Avait alors surgi, à Paris, sa femme vietnamienne, parvenue jusque-là sans toujours parler un mot de français. Elle avait récupéré son mari, vivant avec lui dans des conditions précaires, l’obligeant à reprendre et terminer ses études, puis l’emmenant à Saïgon. Toute sa vie, la mère n’a cessé de faire payer au père son incartade de jeunesse. Toute sa vie, elle a distillé le fiel, l’amertume, à l’égard de ses enfants comme de son mari. Et toute sa vie l’homme a supporté, stoïque, se réfugiant dans l’écriture de romans en vietnamien et de poèmes en français ainsi que d’une histoire du théâtre traditionnel vietnamien qui fait, aujourd’hui encore, autorité.

A la mort de son père, Camtu s’est convertie au bouddhisme, elle qui apprenait le catéchisme au couvent des Oiseaux. Dans sa maison californienne, un autel est élevé à son père, pour lequel elle allume chaque soir un bâton d’encens tandis qu’un projecteur éclaire un petit Bouddha d’albâtre.

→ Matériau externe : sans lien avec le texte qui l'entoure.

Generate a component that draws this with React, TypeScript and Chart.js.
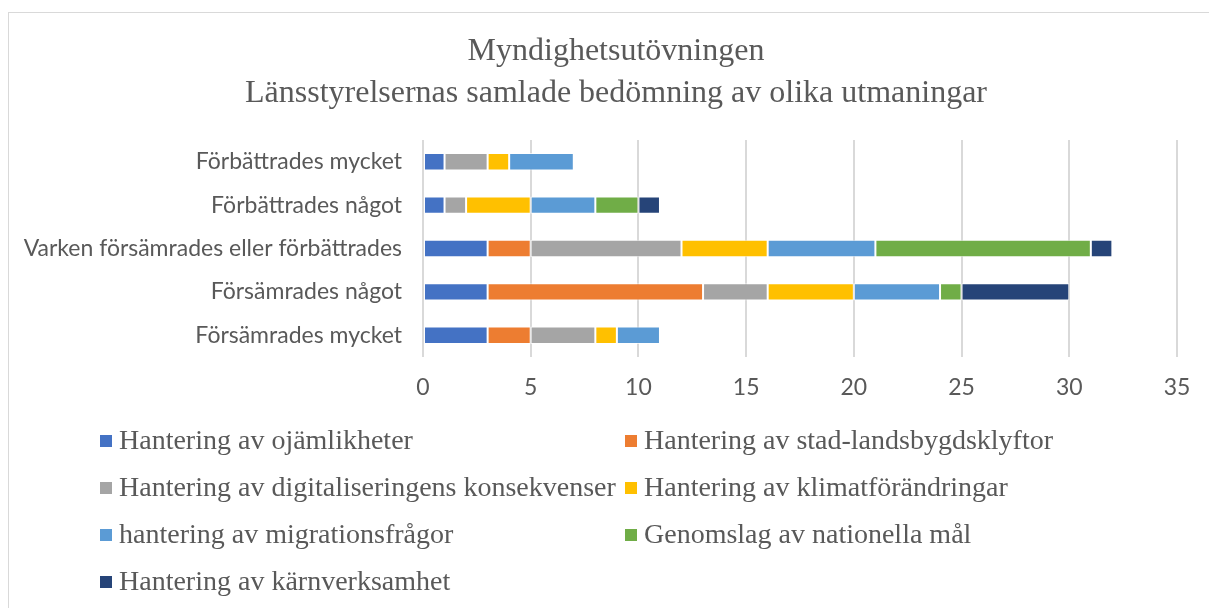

Un mot encore de ses deux frères, Gilles et Guy. Ils portent un nom français parce que, dans les années soixante, le père les avait poussés sur un bateau clandestin. A leur arrivée à Hong-Kong, ils avaient déclaré être les enfants d’un couple français. L’un et l’autre sont restés en France, complètement francisés. Guy est haut fonctionnaire au ministère de l’Agriculture. Leurs parents les ont rejoints à la chute de Saïgon, en 1975.